SET PROBLEM >>
Transcribe the listing verbatim. Do not carry over any pictures.

INFORMATION SUPPLIED >>
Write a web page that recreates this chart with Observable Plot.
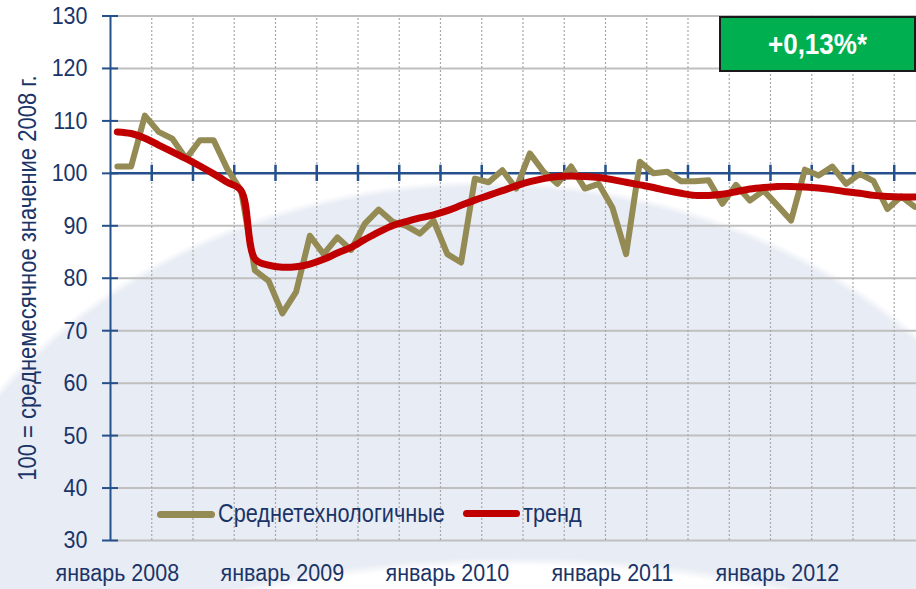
<!DOCTYPE html>
<html>
<head>
<meta charset="utf-8">
<script src="https://cdn.jsdelivr.net/npm/d3@7"></script>
<script src="https://cdn.jsdelivr.net/npm/@observablehq/plot@0.6"></script>
<style>
  body { margin: 0; background: #fff; }
  #wrap {
    position: relative; width: 916px; height: 589px; overflow: hidden;
    background:
      radial-gradient(460px 150px at 515px 707px, #ffffff 0, #ffffff 94%, rgba(255,255,255,0) 100%),
      radial-gradient(600px 500px at 485px 680px, #E8ECF4 0, #E8ECF4 98.5%, rgba(232,236,244,0) 100%),
      #ffffff;
    font-family: "Liberation Sans", Arial, sans-serif;
    color: #1B3468;
  }
  #wrap svg { position: absolute; left: 0; top: 0; }
  .ytitle {
    position: absolute; left: 28px; top: 278px; white-space: nowrap;
    transform: translate(-50%, -50%) rotate(-90deg) scaleY(1.15); font-size: 22px;
  }
  .leg { position: absolute; height: 7px; border-radius: 4px; }
  .legtxt { position: absolute; font-size: 21.7px; line-height: 24px; white-space: nowrap;
    transform: scaleY(1.15); transform-origin: 0 50%; }
  .badge {
    position: absolute; left: 719px; top: 16px; width: 197px; height: 56px;
    box-sizing: border-box; background: #00B050; border: 2px solid #1a1a1a;
    color: #fff; font-weight: bold; font-size: 26px;
    display: flex; align-items: center; justify-content: center;
  }
  .badge span { display: inline-block; transform: scaleY(1.1); }
</style>
</head>
<body>
<div id="wrap"></div>
<script>
// ---- data ----
const monthLabels = [
  "2008-01","2008-02","2008-03","2008-04","2008-05","2008-06","2008-07","2008-08","2008-09","2008-10","2008-11","2008-12",
  "2009-01","2009-02","2009-03","2009-04","2009-05","2009-06","2009-07","2009-08","2009-09","2009-10","2009-11","2009-12",
  "2010-01","2010-02","2010-03","2010-04","2010-05","2010-06","2010-07","2010-08","2010-09","2010-10","2010-11","2010-12",
  "2011-01","2011-02","2011-03","2011-04","2011-05","2011-06","2011-07","2011-08","2011-09","2011-10","2011-11","2011-12",
  "2012-01","2012-02","2012-03","2012-04","2012-05","2012-06","2012-07","2012-08","2012-09","2012-10","2012-11"
];
const medtech = [
  101.3, 101.3, 111.0, 107.9, 106.6, 102.8, 106.3, 106.3, 100.8, 96.7, 81.5, 79.5,
  73.3, 77.4, 88.1, 84.6, 87.8, 85.4, 90.4, 93.1, 90.8, 90.0, 88.5, 91.0,
  84.6, 83.0, 99.0, 98.3, 100.6, 97.1, 103.8, 100.3, 98.0, 101.3, 97.1, 98.0,
  93.5, 84.6, 102.2, 100.0, 100.3, 98.5, 98.5, 98.7, 94.2, 97.8, 94.8, 96.7,
  93.9, 91.0, 100.7, 99.6, 101.3, 98.0, 99.9, 98.5, 93.2, 95.6, 93.6
];
const trend = [
  107.9, 107.6, 106.7, 105.4, 104.1, 102.8, 101.4, 99.9, 98.3, 96.7, 83.7, 82.5,
  82.1, 82.2, 82.7, 83.6, 84.8, 85.9, 87.4, 88.8, 90.0, 90.8, 91.5, 92.1,
  92.9, 93.9, 94.9, 95.8, 96.7, 97.6, 98.4, 99.0, 99.4, 99.5, 99.4, 99.2,
  98.8, 98.3, 97.8, 97.3, 96.7, 96.2, 95.8, 95.8, 96.0, 96.5, 97.0, 97.3,
  97.5, 97.5, 97.4, 97.2, 96.9, 96.5, 96.2, 95.8, 95.6, 95.5, 95.5
];
const yearLabels = ["январь 2008", "январь 2009", "январь 2010", "январь 2011", "январь 2012"];
const yearStartMonths = ["2008-01", "2009-01", "2010-01", "2011-01", "2012-01"];
const yTicks = [30, 40, 50, 60, 70, 80, 90, 100, 110, 120, 130];
const seriesNames = ["Среднетехнологичные", "тренд"];
const badgeText = "+0,13%*";
const yTitle = "100 = среднемесячное значение 2008 г.";

// ---- styles ----
const OLIVE = "#948A54", RED = "#C00000", AXIS = "#24508C", TEXT = "#1B3468";
const FONT = '"Liberation Sans", Arial, sans-serif';
const FS = 21.5;
const STRETCH = 1.15;

// category position: centre of each month slot
const pos = m => monthLabels.indexOf(m) + 0.5;
const rows = monthLabels.map((m, i) => ({m, x: pos(m), v: medtech[i], t: trend[i]}));
const quarterLines = monthLabels.map((m, i) => i).filter(i => i > 0 && i % 3 === 0);
const yearTickPos = yearStartMonths.map(pos);

const chart = Plot.plot({
  width: 916, height: 589,
  marginTop: 15.5, marginBottom: 49, marginLeft: 110, marginRight: 0,
  style: {background: "transparent", fontFamily: FONT, fontSize: FS + "px", color: TEXT, overflow: "visible"},
  x: {type: "linear", domain: [0, 58.62]},
  y: {domain: [30, 130]},
  marks: [
    Plot.ruleY(yTicks.filter(v => v !== 100), {stroke: "#BFBFBF", strokeWidth: 2}),
    Plot.ruleX(quarterLines, {y1: 30, y2: 130, stroke: "#A8A8A8", strokeWidth: 1.2, strokeDasharray: "2,2"}),
    Plot.ruleY([100], {stroke: AXIS, strokeWidth: 2.5}),
    Plot.ruleX(quarterLines, {y1: 98.45, y2: 101.55, stroke: AXIS, strokeWidth: 2.5}),
    Plot.ruleX([0], {y1: 30, y2: 130, stroke: AXIS, strokeWidth: 2}),
    Plot.ruleY(yTicks, {x1: -0.58, x2: 0.58, stroke: AXIS, strokeWidth: 2}),
    Plot.axisY({ticks: yTicks, tickSize: 0, tickPadding: 23, label: null, fill: TEXT, fontSize: FS}),
    Plot.axisX({ticks: yearTickPos, tickSize: 0, tickPadding: 41.5 - 0.71 * FS * STRETCH, label: null, fill: TEXT, fontSize: FS,
      tickFormat: d => yearLabels[yearTickPos.indexOf(d)]}),
    Plot.line(rows, {x: "x", y: "v", stroke: OLIVE, strokeWidth: 6, strokeLinejoin: "round", strokeLinecap: "round"}),
    Plot.line(rows, {x: "x", y: "t", curve: "catmull-rom", stroke: RED, strokeWidth: 7, strokeLinejoin: "round", strokeLinecap: "round"})
  ]
});

const wrap = document.getElementById("wrap");
wrap.appendChild(chart);

// stretch axis text vertically (reference glyphs are taller than they are wide)
chart.querySelectorAll("text").forEach(t => {
  const b = t.getBBox();
  const cy = b.y + b.height / 2;
  const tr = t.getAttribute("transform") || "";
  t.setAttribute("transform", `${tr} translate(0,${cy}) scale(1,${STRETCH}) translate(0,${-cy})`);
});

const add = (cls, css, text) => {
  const d = document.createElement("div");
  d.className = cls;
  Object.assign(d.style, css);
  if (text) d.textContent = text;
  wrap.appendChild(d);
  return d;
};
add("ytitle", {}, yTitle);
add("leg", {left: "157px", top: "510.5px", width: "58px", background: OLIVE});
add("legtxt", {left: "218px", top: "502px"}, seriesNames[0]);
add("leg", {left: "463px", top: "510px", width: "57px", background: RED});
add("legtxt", {left: "523px", top: "502px"}, seriesNames[1]);
const badge = add("badge", {});
const bs = document.createElement("span");
bs.textContent = badgeText;
badge.appendChild(bs);
</script>
</body>
</html>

FINAL RESULT >>
Write a web page that recreates this chart with Observable Plot.
<!DOCTYPE html>
<html>
<head>
<meta charset="utf-8">
<script src="https://cdn.jsdelivr.net/npm/d3@7"></script>
<script src="https://cdn.jsdelivr.net/npm/@observablehq/plot@0.6"></script>
<style>
  body { margin: 0; background: #fff; }
  #wrap {
    position: relative; width: 916px; height: 589px; overflow: hidden;
    background:
      radial-gradient(460px 150px at 515px 707px, #ffffff 0, #ffffff 94%, rgba(255,255,255,0) 100%),
      radial-gradient(600px 500px at 485px 680px, #E8ECF4 0, #E8ECF4 98.5%, rgba(232,236,244,0) 100%),
      #ffffff;
    font-family: "Liberation Sans", Arial, sans-serif;
    color: #1B3468;
  }
  #wrap svg { position: absolute; left: 0; top: 0; }
  .ytitle {
    position: absolute; left: 28px; top: 278px; white-space: nowrap;
    transform: translate(-50%, -50%) rotate(-90deg) scaleY(1.15); font-size: 22px;
  }
  .leg { position: absolute; height: 7px; border-radius: 4px; }
  .legtxt { position: absolute; font-size: 21.7px; line-height: 24px; white-space: nowrap;
    transform: scaleY(1.15); transform-origin: 0 50%; }
  .badge {
    position: absolute; left: 719px; top: 16px; width: 197px; height: 56px;
    box-sizing: border-box; background: #00B050; border: 2px solid #1a1a1a;
    color: #fff; font-weight: bold; font-size: 26px;
    display: flex; align-items: center; justify-content: center;
  }
  .badge span { display: inline-block; transform: scaleY(1.1); }
</style>
</head>
<body>
<div id="wrap"></div>
<script>
// ---- data ----
const monthLabels = [
  "2008-01","2008-02","2008-03","2008-04","2008-05","2008-06","2008-07","2008-08","2008-09","2008-10","2008-11","2008-12",
  "2009-01","2009-02","2009-03","2009-04","2009-05","2009-06","2009-07","2009-08","2009-09","2009-10","2009-11","2009-12",
  "2010-01","2010-02","2010-03","2010-04","2010-05","2010-06","2010-07","2010-08","2010-09","2010-10","2010-11","2010-12",
  "2011-01","2011-02","2011-03","2011-04","2011-05","2011-06","2011-07","2011-08","2011-09","2011-10","2011-11","2011-12",
  "2012-01","2012-02","2012-03","2012-04","2012-05","2012-06","2012-07","2012-08","2012-09","2012-10","2012-11"
];
const medtech = [
  101.3, 101.3, 111.0, 107.9, 106.6, 102.8, 106.3, 106.3, 100.8, 96.7, 81.5, 79.5,
  73.3, 77.4, 88.1, 84.6, 87.8, 85.4, 90.4, 93.1, 90.8, 90.0, 88.5, 91.0,
  84.6, 83.0, 99.0, 98.3, 100.6, 97.1, 103.8, 100.3, 98.0, 101.3, 97.1, 98.0,
  93.5, 84.6, 102.2, 100.0, 100.3, 98.5, 98.5, 98.7, 94.2, 97.8, 94.8, 96.7,
  93.9, 91.0, 100.7, 99.6, 101.3, 98.0, 99.9, 98.5, 93.2, 95.6, 93.6
];
const trend = [
  107.9, 107.6, 106.7, 105.4, 104.1, 102.8, 101.4, 99.9, 98.3, 96.7, 83.7, 82.5,
  82.1, 82.2, 82.7, 83.6, 84.8, 85.9, 87.4, 88.8, 90.0, 90.8, 91.5, 92.1,
  92.9, 93.9, 94.9, 95.8, 96.7, 97.6, 98.4, 99.0, 99.4, 99.5, 99.4, 99.2,
  98.8, 98.3, 97.8, 97.3, 96.7, 96.2, 95.8, 95.8, 96.0, 96.5, 97.0, 97.3,
  97.5, 97.5, 97.4, 97.2, 96.9, 96.5, 96.2, 95.8, 95.6, 95.5, 95.5
];
const yearLabels = ["январь 2008", "январь 2009", "январь 2010", "январь 2011", "январь 2012"];
const yearStartMonths = ["2008-01", "2009-01", "2010-01", "2011-01", "2012-01"];
const yTicks = [30, 40, 50, 60, 70, 80, 90, 100, 110, 120, 130];
const seriesNames = ["Среднетехнологичные", "тренд"];
const badgeText = "+0,13%*";
const yTitle = "100 = среднемесячное значение 2008 г.";

// ---- styles ----
const OLIVE = "#948A54", RED = "#C00000", AXIS = "#24508C", TEXT = "#1B3468";
const FONT = '"Liberation Sans", Arial, sans-serif';
const FS = 21.5;
const STRETCH = 1.15;

// category position: centre of each month slot
const pos = m => monthLabels.indexOf(m) + 0.5;
const rows = monthLabels.map((m, i) => ({m, x: pos(m), v: medtech[i], t: trend[i]}));
const quarterLines = monthLabels.map((m, i) => i).filter(i => i > 0 && i % 3 === 0);
const yearTickPos = yearStartMonths.map(pos);

const chart = Plot.plot({
  width: 916, height: 589,
  marginTop: 15.5, marginBottom: 49, marginLeft: 110, marginRight: 0,
  style: {background: "transparent", fontFamily: FONT, fontSize: FS + "px", color: TEXT, overflow: "visible"},
  x: {type: "linear", domain: [0, 58.62]},
  y: {domain: [30, 130]},
  marks: [
    Plot.ruleY(yTicks.filter(v => v !== 100), {stroke: "#BFBFBF", strokeWidth: 2}),
    Plot.ruleX(quarterLines, {y1: 30, y2: 130, stroke: "#A8A8A8", strokeWidth: 1.2, strokeDasharray: "2,2"}),
    Plot.ruleY([100], {stroke: AXIS, strokeWidth: 2.5}),
    Plot.ruleX(quarterLines, {y1: 98.45, y2: 101.55, stroke: AXIS, strokeWidth: 2.5}),
    Plot.ruleX([0], {y1: 30, y2: 130, stroke: AXIS, strokeWidth: 2}),
    Plot.ruleY(yTicks, {x1: -0.58, x2: 0.58, stroke: AXIS, strokeWidth: 2}),
    Plot.axisY({ticks: yTicks, tickSize: 0, tickPadding: 23, label: null, fill: TEXT, fontSize: FS}),
    Plot.axisX({ticks: yearTickPos, tickSize: 0, tickPadding: 41.5 - 0.71 * FS * STRETCH, label: null, fill: TEXT, fontSize: FS,
      tickFormat: d => yearLabels[yearTickPos.indexOf(d)]}),
    Plot.line(rows, {x: "x", y: "v", stroke: OLIVE, strokeWidth: 6, strokeLinejoin: "round", strokeLinecap: "round"}),
    Plot.line(rows, {x: "x", y: "t", curve: "catmull-rom", stroke: RED, strokeWidth: 7, strokeLinejoin: "round", strokeLinecap: "round"})
  ]
});

const wrap = document.getElementById("wrap");
wrap.appendChild(chart);

// stretch axis text vertically (reference glyphs are taller than they are wide)
chart.querySelectorAll("text").forEach(t => {
  const b = t.getBBox();
  const cy = b.y + b.height / 2;
  const tr = t.getAttribute("transform") || "";
  t.setAttribute("transform", `${tr} translate(0,${cy}) scale(1,${STRETCH}) translate(0,${-cy})`);
});

const add = (cls, css, text) => {
  const d = document.createElement("div");
  d.className = cls;
  Object.assign(d.style, css);
  if (text) d.textContent = text;
  wrap.appendChild(d);
  return d;
};
add("ytitle", {}, yTitle);
add("leg", {left: "157px", top: "510.5px", width: "58px", background: OLIVE});
add("legtxt", {left: "218px", top: "502px"}, seriesNames[0]);
add("leg", {left: "463px", top: "510px", width: "57px", background: RED});
add("legtxt", {left: "523px", top: "502px"}, seriesNames[1]);
const badge = add("badge", {});
const bs = document.createElement("span");
bs.textContent = badgeText;
badge.appendChild(bs);
</script>
</body>
</html>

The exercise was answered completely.